* start SOURCE EXCERPT *
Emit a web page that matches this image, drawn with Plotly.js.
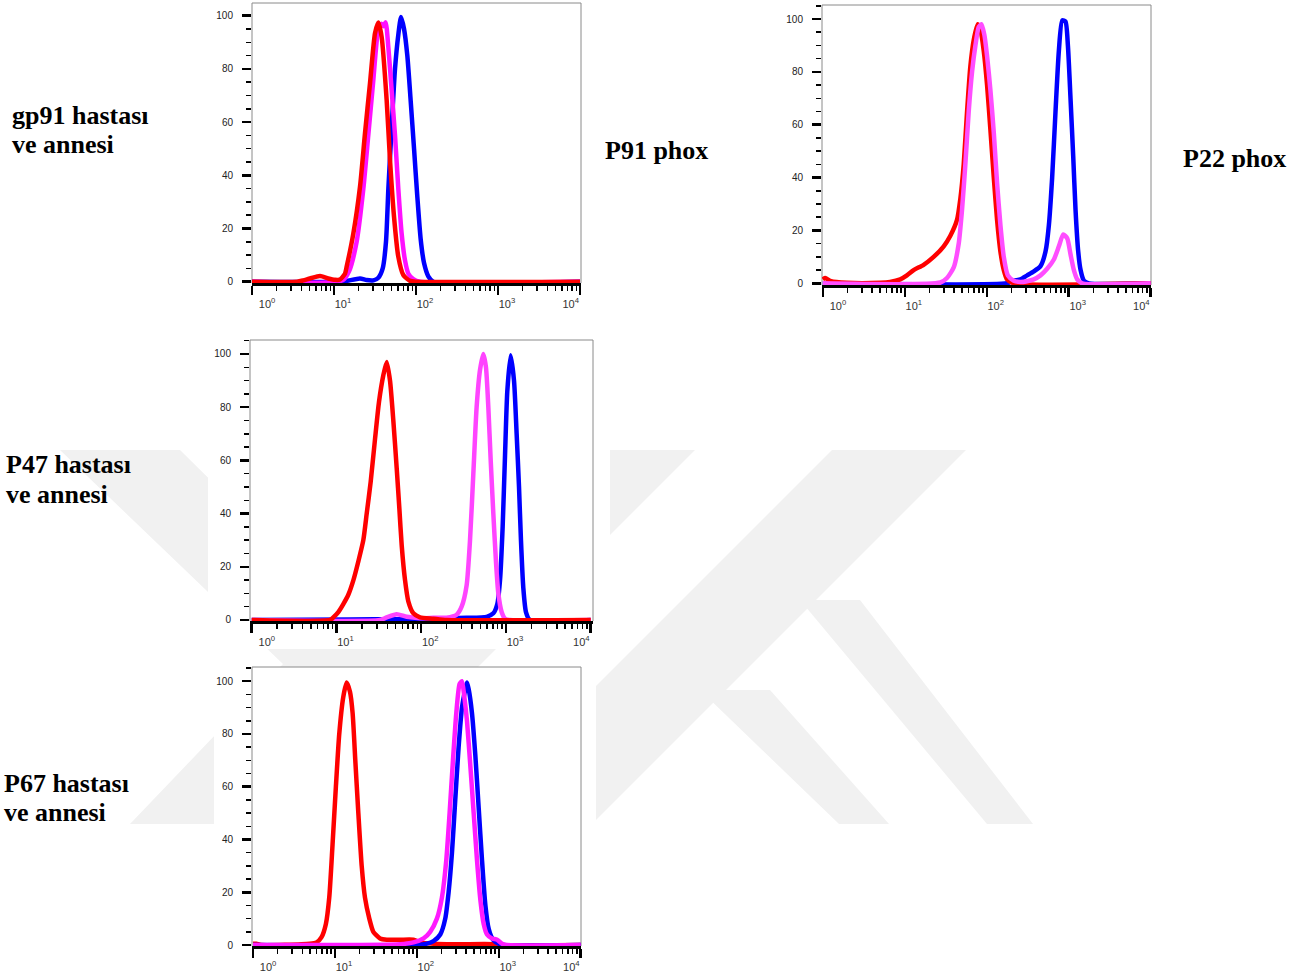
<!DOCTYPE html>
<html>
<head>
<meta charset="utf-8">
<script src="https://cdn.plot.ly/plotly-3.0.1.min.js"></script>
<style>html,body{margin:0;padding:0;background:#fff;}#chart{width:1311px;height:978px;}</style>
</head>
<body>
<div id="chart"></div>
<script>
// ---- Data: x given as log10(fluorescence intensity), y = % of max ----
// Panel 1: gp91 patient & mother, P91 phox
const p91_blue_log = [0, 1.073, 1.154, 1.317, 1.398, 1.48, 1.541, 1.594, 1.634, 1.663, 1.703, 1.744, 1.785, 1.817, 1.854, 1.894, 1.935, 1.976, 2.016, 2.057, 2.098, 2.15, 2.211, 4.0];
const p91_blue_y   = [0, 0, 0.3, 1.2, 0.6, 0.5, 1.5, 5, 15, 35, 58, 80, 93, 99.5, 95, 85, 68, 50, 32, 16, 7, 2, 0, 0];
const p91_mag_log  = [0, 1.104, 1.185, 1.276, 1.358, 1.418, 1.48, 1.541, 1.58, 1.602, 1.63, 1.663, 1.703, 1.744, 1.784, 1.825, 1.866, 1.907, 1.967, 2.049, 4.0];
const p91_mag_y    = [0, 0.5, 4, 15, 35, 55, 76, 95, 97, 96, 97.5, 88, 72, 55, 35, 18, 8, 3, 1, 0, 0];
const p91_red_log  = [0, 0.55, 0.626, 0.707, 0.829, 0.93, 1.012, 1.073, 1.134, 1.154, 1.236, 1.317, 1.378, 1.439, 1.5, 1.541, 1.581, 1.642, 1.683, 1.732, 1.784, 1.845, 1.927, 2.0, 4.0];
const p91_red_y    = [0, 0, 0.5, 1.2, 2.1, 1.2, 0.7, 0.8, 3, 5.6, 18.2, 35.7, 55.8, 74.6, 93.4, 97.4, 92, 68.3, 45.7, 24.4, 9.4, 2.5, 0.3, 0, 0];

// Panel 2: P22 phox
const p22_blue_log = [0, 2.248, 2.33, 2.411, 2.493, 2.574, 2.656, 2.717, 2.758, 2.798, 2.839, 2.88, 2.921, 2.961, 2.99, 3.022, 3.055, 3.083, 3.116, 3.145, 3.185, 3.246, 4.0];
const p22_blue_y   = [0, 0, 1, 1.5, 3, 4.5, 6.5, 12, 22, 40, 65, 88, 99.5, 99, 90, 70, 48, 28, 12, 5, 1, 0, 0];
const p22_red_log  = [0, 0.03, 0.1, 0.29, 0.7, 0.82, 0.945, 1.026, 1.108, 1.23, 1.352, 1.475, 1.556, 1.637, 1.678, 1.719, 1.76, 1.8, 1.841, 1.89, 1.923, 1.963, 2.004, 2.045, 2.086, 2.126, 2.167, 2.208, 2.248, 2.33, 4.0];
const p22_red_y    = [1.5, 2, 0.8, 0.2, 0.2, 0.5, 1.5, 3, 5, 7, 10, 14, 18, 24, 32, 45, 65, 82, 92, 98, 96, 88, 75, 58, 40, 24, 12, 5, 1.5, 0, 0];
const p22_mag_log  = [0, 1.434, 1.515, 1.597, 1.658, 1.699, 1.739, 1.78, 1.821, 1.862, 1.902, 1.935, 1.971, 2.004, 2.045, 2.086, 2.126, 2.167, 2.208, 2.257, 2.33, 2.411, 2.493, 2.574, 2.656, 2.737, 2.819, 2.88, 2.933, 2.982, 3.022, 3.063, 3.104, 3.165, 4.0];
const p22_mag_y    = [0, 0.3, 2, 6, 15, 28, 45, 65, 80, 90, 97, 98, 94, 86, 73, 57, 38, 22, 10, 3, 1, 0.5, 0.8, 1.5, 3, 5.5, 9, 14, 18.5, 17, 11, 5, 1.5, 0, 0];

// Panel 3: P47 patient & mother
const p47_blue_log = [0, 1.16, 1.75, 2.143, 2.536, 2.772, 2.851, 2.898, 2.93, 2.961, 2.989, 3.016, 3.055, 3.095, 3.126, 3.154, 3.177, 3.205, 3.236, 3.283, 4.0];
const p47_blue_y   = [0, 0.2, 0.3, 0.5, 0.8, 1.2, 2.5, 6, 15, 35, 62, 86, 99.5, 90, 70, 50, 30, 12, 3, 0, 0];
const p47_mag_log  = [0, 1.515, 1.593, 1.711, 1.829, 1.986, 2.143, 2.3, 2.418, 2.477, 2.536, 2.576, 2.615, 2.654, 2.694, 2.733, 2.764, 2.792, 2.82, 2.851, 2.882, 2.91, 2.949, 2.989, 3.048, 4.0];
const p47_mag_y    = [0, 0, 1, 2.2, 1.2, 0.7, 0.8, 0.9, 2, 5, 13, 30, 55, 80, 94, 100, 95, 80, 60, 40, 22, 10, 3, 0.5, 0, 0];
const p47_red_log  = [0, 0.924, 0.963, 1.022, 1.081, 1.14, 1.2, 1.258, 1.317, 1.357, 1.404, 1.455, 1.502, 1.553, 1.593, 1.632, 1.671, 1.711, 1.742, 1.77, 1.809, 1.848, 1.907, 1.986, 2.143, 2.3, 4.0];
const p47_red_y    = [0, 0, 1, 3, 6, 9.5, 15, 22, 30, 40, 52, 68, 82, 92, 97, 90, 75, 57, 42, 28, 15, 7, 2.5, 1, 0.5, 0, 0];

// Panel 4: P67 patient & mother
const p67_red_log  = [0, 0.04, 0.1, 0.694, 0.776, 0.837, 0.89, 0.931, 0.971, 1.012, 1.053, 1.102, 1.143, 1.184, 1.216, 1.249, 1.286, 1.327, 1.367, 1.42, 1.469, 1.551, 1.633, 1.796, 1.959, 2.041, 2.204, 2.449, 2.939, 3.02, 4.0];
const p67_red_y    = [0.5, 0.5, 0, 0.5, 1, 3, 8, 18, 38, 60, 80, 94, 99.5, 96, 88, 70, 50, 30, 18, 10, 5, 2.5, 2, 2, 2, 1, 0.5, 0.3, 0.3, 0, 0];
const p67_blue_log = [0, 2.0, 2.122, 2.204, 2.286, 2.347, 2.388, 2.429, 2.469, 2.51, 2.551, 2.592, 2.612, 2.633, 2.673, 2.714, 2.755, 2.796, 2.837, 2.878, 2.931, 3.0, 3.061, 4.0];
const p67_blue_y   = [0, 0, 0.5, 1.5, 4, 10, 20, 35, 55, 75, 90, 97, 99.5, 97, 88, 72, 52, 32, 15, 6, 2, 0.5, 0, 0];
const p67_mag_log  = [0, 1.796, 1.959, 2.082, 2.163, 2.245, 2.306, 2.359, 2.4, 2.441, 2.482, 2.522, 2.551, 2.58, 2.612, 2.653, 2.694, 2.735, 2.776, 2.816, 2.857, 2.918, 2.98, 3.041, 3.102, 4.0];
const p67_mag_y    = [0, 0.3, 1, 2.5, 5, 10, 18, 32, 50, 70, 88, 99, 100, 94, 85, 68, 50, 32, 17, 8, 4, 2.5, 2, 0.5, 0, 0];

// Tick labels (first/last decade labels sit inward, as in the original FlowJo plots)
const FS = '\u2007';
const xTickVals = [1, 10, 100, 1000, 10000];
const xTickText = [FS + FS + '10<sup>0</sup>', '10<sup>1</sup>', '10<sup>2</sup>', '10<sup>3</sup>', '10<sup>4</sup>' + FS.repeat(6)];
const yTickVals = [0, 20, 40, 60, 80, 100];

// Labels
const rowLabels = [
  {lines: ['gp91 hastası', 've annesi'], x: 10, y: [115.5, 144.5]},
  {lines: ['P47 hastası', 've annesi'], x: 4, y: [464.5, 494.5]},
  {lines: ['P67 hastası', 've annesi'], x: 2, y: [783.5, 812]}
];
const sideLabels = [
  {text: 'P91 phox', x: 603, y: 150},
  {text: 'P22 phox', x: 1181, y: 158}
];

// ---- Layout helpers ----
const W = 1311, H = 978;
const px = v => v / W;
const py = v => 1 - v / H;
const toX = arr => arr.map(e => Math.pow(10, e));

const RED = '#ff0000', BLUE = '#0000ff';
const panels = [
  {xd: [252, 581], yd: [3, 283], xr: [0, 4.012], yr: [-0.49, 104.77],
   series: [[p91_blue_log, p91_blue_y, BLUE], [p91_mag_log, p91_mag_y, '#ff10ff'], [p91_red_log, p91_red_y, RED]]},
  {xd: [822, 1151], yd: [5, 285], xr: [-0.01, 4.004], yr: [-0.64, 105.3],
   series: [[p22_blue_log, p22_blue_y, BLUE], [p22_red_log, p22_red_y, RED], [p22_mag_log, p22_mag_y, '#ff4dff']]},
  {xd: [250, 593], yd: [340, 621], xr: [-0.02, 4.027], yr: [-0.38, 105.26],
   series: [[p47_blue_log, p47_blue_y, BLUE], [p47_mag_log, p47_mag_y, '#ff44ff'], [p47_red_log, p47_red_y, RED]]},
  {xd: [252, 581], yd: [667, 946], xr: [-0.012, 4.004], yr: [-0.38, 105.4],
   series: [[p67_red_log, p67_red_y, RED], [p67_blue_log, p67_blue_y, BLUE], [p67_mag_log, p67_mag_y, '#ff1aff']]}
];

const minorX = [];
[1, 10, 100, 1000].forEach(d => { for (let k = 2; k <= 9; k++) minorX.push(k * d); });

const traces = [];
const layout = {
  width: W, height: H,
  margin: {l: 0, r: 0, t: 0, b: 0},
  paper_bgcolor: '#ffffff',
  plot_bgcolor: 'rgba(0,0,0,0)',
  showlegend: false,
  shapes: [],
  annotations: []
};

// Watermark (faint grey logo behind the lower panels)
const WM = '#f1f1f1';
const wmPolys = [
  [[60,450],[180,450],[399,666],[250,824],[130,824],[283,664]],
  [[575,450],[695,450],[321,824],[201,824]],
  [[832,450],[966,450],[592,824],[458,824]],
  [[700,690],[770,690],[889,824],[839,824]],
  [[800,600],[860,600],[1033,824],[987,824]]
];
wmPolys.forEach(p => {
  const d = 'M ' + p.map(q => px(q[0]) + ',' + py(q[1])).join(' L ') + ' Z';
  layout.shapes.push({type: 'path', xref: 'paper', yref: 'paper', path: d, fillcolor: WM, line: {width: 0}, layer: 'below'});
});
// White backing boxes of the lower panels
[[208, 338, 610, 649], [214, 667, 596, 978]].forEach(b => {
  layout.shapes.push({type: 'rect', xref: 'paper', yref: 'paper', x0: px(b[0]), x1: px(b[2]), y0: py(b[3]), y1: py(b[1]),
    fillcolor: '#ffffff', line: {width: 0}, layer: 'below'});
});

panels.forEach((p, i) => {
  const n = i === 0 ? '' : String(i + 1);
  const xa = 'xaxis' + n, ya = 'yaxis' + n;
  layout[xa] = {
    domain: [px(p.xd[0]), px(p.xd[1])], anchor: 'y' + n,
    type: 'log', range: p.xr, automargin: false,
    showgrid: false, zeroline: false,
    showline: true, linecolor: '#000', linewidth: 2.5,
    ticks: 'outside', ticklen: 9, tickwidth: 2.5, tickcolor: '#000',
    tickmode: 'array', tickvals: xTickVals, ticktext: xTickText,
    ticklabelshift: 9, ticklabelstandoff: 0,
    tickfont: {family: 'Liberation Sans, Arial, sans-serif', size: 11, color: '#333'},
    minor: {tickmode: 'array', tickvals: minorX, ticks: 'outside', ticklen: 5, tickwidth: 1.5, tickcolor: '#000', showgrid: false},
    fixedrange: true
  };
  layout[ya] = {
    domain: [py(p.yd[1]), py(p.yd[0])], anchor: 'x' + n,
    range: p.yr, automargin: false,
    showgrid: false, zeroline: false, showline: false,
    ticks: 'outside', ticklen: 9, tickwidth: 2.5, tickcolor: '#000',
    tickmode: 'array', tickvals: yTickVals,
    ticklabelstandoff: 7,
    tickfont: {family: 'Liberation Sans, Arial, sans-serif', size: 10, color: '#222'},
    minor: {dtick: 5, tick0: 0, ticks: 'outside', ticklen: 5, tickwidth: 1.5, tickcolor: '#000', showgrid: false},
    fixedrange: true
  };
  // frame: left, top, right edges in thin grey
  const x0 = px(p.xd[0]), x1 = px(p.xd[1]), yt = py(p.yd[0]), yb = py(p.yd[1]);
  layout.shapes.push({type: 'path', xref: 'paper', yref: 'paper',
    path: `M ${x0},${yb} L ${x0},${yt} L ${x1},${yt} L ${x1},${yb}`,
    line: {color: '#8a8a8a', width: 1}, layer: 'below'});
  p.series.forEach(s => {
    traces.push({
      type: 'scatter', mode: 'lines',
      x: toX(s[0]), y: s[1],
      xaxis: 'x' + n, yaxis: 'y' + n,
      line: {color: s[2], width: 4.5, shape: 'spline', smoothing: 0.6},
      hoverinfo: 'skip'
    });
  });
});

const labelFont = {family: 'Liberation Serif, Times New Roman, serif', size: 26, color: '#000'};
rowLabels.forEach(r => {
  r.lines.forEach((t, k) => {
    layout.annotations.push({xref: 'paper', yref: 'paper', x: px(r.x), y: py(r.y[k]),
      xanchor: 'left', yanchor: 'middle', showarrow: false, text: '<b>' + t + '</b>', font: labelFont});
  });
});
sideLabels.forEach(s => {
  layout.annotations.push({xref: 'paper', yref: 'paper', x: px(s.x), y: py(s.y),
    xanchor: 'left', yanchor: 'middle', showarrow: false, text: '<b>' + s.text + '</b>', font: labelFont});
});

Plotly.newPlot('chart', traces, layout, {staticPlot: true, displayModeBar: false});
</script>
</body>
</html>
* end SOURCE EXCERPT *
STATED EXERCISE –
With all pictures left out, please transcribe exactly the lines from the start of the material through the line with "2.5, 0.3, 0, 0];".

THE ANSWER –
Emit a web page that matches this image, drawn with Plotly.js.
<!DOCTYPE html>
<html>
<head>
<meta charset="utf-8">
<script src="https://cdn.plot.ly/plotly-3.0.1.min.js"></script>
<style>html,body{margin:0;padding:0;background:#fff;}#chart{width:1311px;height:978px;}</style>
</head>
<body>
<div id="chart"></div>
<script>
// ---- Data: x given as log10(fluorescence intensity), y = % of max ----
// Panel 1: gp91 patient & mother, P91 phox
const p91_blue_log = [0, 1.073, 1.154, 1.317, 1.398, 1.48, 1.541, 1.594, 1.634, 1.663, 1.703, 1.744, 1.785, 1.817, 1.854, 1.894, 1.935, 1.976, 2.016, 2.057, 2.098, 2.15, 2.211, 4.0];
const p91_blue_y   = [0, 0, 0.3, 1.2, 0.6, 0.5, 1.5, 5, 15, 35, 58, 80, 93, 99.5, 95, 85, 68, 50, 32, 16, 7, 2, 0, 0];
const p91_mag_log  = [0, 1.104, 1.185, 1.276, 1.358, 1.418, 1.48, 1.541, 1.58, 1.602, 1.63, 1.663, 1.703, 1.744, 1.784, 1.825, 1.866, 1.907, 1.967, 2.049, 4.0];
const p91_mag_y    = [0, 0.5, 4, 15, 35, 55, 76, 95, 97, 96, 97.5, 88, 72, 55, 35, 18, 8, 3, 1, 0, 0];
const p91_red_log  = [0, 0.55, 0.626, 0.707, 0.829, 0.93, 1.012, 1.073, 1.134, 1.154, 1.236, 1.317, 1.378, 1.439, 1.5, 1.541, 1.581, 1.642, 1.683, 1.732, 1.784, 1.845, 1.927, 2.0, 4.0];
const p91_red_y    = [0, 0, 0.5, 1.2, 2.1, 1.2, 0.7, 0.8, 3, 5.6, 18.2, 35.7, 55.8, 74.6, 93.4, 97.4, 92, 68.3, 45.7, 24.4, 9.4, 2.5, 0.3, 0, 0];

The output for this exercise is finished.